• Saved entries:
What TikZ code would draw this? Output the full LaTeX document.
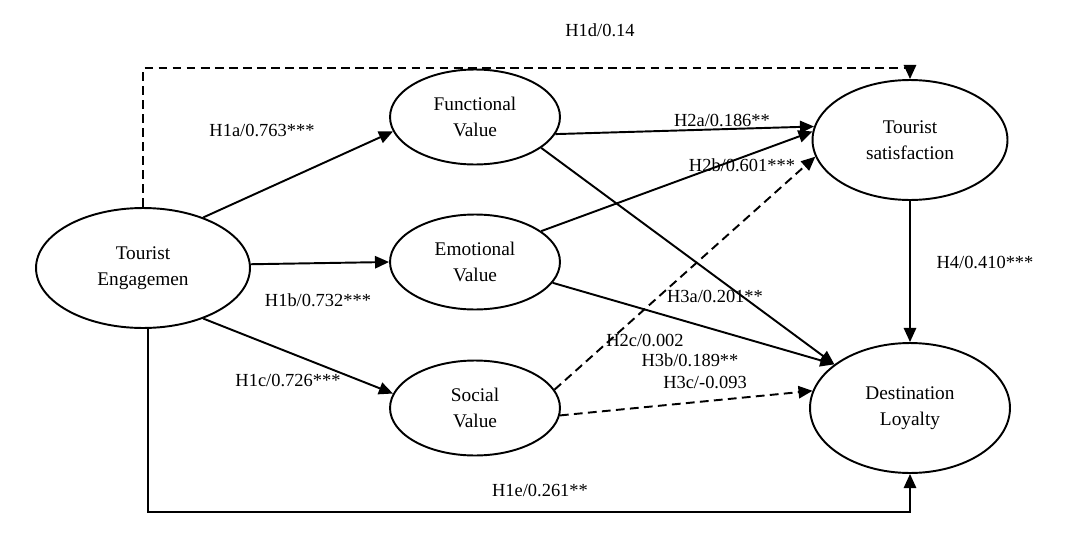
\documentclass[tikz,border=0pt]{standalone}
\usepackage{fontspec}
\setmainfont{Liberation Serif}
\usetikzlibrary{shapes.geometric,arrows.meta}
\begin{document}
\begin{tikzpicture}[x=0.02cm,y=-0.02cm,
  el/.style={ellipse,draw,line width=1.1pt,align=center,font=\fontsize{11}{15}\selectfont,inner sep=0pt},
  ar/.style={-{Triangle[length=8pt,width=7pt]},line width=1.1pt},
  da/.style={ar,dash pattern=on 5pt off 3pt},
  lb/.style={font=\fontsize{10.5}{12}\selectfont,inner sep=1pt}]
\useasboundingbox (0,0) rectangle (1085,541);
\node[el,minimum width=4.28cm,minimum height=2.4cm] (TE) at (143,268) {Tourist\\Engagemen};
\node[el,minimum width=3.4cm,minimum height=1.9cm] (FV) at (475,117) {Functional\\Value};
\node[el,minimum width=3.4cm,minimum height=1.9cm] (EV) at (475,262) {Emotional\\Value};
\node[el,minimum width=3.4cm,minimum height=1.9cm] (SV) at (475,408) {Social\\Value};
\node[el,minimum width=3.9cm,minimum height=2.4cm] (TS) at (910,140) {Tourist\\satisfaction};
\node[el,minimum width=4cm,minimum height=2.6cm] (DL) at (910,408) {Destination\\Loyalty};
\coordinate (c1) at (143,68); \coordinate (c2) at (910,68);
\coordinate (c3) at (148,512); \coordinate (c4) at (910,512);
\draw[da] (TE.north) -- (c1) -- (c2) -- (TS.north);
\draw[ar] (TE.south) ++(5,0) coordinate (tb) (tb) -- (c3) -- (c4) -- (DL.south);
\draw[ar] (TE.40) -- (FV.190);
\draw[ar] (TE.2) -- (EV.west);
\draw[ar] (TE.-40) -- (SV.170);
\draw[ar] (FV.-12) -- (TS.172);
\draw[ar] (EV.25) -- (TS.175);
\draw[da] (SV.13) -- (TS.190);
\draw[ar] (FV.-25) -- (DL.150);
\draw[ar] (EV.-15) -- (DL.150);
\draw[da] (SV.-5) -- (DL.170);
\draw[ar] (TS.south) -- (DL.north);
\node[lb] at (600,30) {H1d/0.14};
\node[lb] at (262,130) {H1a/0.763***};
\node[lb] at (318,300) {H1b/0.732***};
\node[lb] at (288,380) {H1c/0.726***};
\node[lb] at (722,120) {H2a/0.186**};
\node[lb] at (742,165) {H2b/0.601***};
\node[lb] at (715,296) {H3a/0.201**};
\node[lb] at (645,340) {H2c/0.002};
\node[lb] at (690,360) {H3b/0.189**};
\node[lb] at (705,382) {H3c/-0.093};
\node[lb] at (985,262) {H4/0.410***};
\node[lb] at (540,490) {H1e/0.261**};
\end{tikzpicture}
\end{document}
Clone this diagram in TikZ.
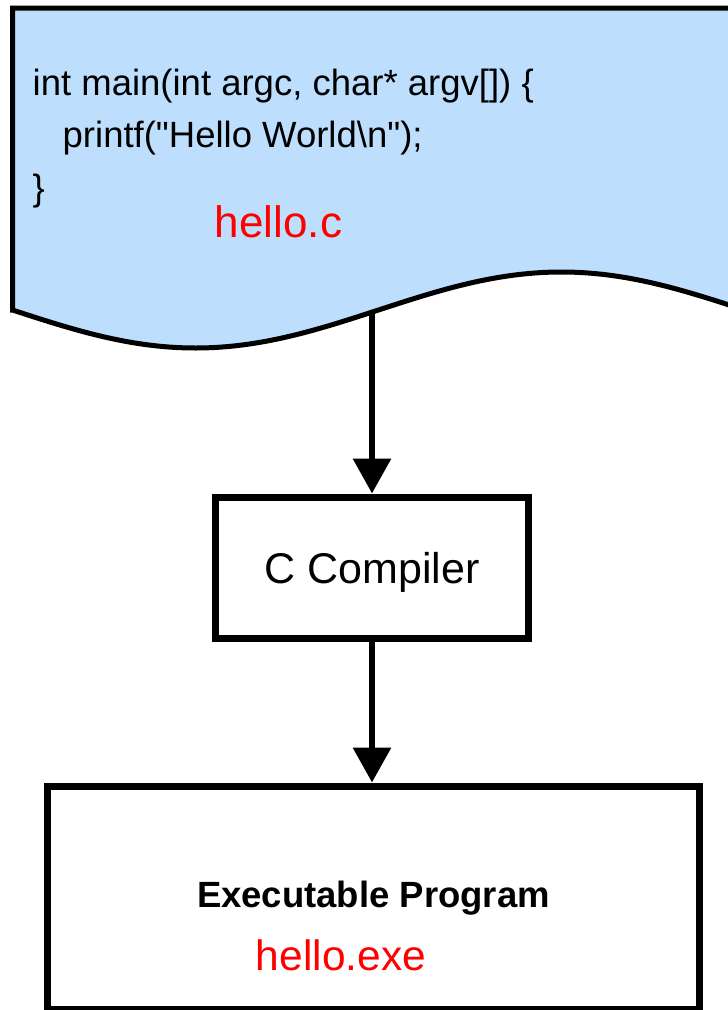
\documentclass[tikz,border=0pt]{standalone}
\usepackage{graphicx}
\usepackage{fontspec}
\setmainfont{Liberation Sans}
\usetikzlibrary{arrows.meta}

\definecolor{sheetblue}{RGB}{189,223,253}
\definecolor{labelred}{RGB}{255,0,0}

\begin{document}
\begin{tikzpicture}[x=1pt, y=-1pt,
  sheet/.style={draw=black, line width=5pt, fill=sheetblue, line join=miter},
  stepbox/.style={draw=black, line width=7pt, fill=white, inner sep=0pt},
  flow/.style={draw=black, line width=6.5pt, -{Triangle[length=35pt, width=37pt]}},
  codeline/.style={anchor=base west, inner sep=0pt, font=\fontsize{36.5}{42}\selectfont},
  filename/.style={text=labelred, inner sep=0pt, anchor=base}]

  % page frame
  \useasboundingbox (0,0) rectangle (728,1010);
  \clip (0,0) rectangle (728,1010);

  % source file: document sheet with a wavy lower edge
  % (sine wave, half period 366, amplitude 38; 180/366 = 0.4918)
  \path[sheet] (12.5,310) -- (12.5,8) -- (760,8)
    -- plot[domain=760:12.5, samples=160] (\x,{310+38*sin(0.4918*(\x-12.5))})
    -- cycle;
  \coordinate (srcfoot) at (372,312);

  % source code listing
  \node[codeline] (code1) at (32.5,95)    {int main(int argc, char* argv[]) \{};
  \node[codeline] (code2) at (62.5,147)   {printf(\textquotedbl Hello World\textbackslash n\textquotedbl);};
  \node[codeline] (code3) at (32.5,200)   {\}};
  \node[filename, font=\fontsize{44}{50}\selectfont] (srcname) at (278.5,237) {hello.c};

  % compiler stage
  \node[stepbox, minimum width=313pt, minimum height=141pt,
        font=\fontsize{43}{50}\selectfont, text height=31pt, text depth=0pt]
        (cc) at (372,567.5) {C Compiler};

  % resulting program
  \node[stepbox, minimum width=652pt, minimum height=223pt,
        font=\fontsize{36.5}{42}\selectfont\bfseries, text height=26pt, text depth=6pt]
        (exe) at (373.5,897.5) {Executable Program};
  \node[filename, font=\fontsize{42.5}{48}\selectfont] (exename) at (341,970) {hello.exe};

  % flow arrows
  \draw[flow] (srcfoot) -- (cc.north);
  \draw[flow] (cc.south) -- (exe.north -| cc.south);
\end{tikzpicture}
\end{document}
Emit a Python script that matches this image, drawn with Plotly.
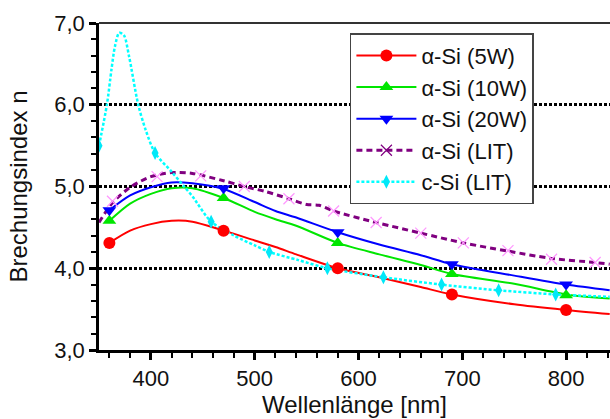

• TASK DIRECTIONS: Restate the data above word for word. Skip every picture.

• PROBLEM SOLUTION:
What TikZ code would draw this? Output the full LaTeX document.
\documentclass[tikz,border=0pt]{standalone}
\usepackage{fontspec}
\setmainfont{Liberation Serif}
\usetikzlibrary{shapes.geometric,arrows.meta}
\begin{document}
\begin{tikzpicture}[x=0.02cm,y=-0.02cm,
  el/.style={ellipse,draw,line width=1.1pt,align=center,font=\fontsize{11}{15}\selectfont,inner sep=0pt},
  ar/.style={-{Triangle[length=8pt,width=7pt]},line width=1.1pt},
  da/.style={ar,dash pattern=on 5pt off 3pt},
  lb/.style={font=\fontsize{10.5}{12}\selectfont,inner sep=1pt}]
\useasboundingbox (0,0) rectangle (1085,541);
\node[el,minimum width=4.28cm,minimum height=2.4cm] (TE) at (143,268) {Tourist\\Engagemen};
\node[el,minimum width=3.4cm,minimum height=1.9cm] (FV) at (475,117) {Functional\\Value};
\node[el,minimum width=3.4cm,minimum height=1.9cm] (EV) at (475,262) {Emotional\\Value};
\node[el,minimum width=3.4cm,minimum height=1.9cm] (SV) at (475,408) {Social\\Value};
\node[el,minimum width=3.9cm,minimum height=2.4cm] (TS) at (910,140) {Tourist\\satisfaction};
\node[el,minimum width=4cm,minimum height=2.6cm] (DL) at (910,408) {Destination\\Loyalty};
\coordinate (c1) at (143,68); \coordinate (c2) at (910,68);
\coordinate (c3) at (148,512); \coordinate (c4) at (910,512);
\draw[da] (TE.north) -- (c1) -- (c2) -- (TS.north);
\draw[ar] (TE.south) ++(5,0) coordinate (tb) (tb) -- (c3) -- (c4) -- (DL.south);
\draw[ar] (TE.40) -- (FV.190);
\draw[ar] (TE.2) -- (EV.west);
\draw[ar] (TE.-40) -- (SV.170);
\draw[ar] (FV.-12) -- (TS.172);
\draw[ar] (EV.25) -- (TS.175);
\draw[da] (SV.13) -- (TS.190);
\draw[ar] (FV.-25) -- (DL.150);
\draw[ar] (EV.-15) -- (DL.150);
\draw[da] (SV.-5) -- (DL.170);
\draw[ar] (TS.south) -- (DL.north);
\node[lb] at (600,30) {H1d/0.14};
\node[lb] at (262,130) {H1a/0.763***};
\node[lb] at (318,300) {H1b/0.732***};
\node[lb] at (288,380) {H1c/0.726***};
\node[lb] at (722,120) {H2a/0.186**};
\node[lb] at (742,165) {H2b/0.601***};
\node[lb] at (715,296) {H3a/0.201**};
\node[lb] at (645,340) {H2c/0.002};
\node[lb] at (690,360) {H3b/0.189**};
\node[lb] at (705,382) {H3c/-0.093};
\node[lb] at (985,262) {H4/0.410***};
\node[lb] at (540,490) {H1e/0.261**};
\end{tikzpicture}
\end{document}
Clone this diagram in TikZ.
\documentclass[tikz,border=0pt]{standalone}
\usepackage{graphicx}
\usepackage{fontspec}
\setmainfont{Liberation Sans}
\usetikzlibrary{arrows.meta}

\definecolor{sheetblue}{RGB}{189,223,253}
\definecolor{labelred}{RGB}{255,0,0}

\begin{document}
\begin{tikzpicture}[x=1pt, y=-1pt,
  sheet/.style={draw=black, line width=5pt, fill=sheetblue, line join=miter},
  stepbox/.style={draw=black, line width=7pt, fill=white, inner sep=0pt},
  flow/.style={draw=black, line width=6.5pt, -{Triangle[length=35pt, width=37pt]}},
  codeline/.style={anchor=base west, inner sep=0pt, font=\fontsize{36.5}{42}\selectfont},
  filename/.style={text=labelred, inner sep=0pt, anchor=base}]

  % page frame
  \useasboundingbox (0,0) rectangle (728,1010);
  \clip (0,0) rectangle (728,1010);

  % source file: document sheet with a wavy lower edge
  % (sine wave, half period 366, amplitude 38; 180/366 = 0.4918)
  \path[sheet] (12.5,310) -- (12.5,8) -- (760,8)
    -- plot[domain=760:12.5, samples=160] (\x,{310+38*sin(0.4918*(\x-12.5))})
    -- cycle;
  \coordinate (srcfoot) at (372,312);

  % source code listing
  \node[codeline] (code1) at (32.5,95)    {int main(int argc, char* argv[]) \{};
  \node[codeline] (code2) at (62.5,147)   {printf(\textquotedbl Hello World\textbackslash n\textquotedbl);};
  \node[codeline] (code3) at (32.5,200)   {\}};
  \node[filename, font=\fontsize{44}{50}\selectfont] (srcname) at (278.5,237) {hello.c};

  % compiler stage
  \node[stepbox, minimum width=313pt, minimum height=141pt,
        font=\fontsize{43}{50}\selectfont, text height=31pt, text depth=0pt]
        (cc) at (372,567.5) {C Compiler};

  % resulting program
  \node[stepbox, minimum width=652pt, minimum height=223pt,
        font=\fontsize{36.5}{42}\selectfont\bfseries, text height=26pt, text depth=6pt]
        (exe) at (373.5,897.5) {Executable Program};
  \node[filename, font=\fontsize{42.5}{48}\selectfont] (exename) at (341,970) {hello.exe};

  % flow arrows
  \draw[flow] (srcfoot) -- (cc.north);
  \draw[flow] (cc.south) -- (exe.north -| cc.south);
\end{tikzpicture}
\end{document}
Emit a Python script that matches this image, drawn with Plotly.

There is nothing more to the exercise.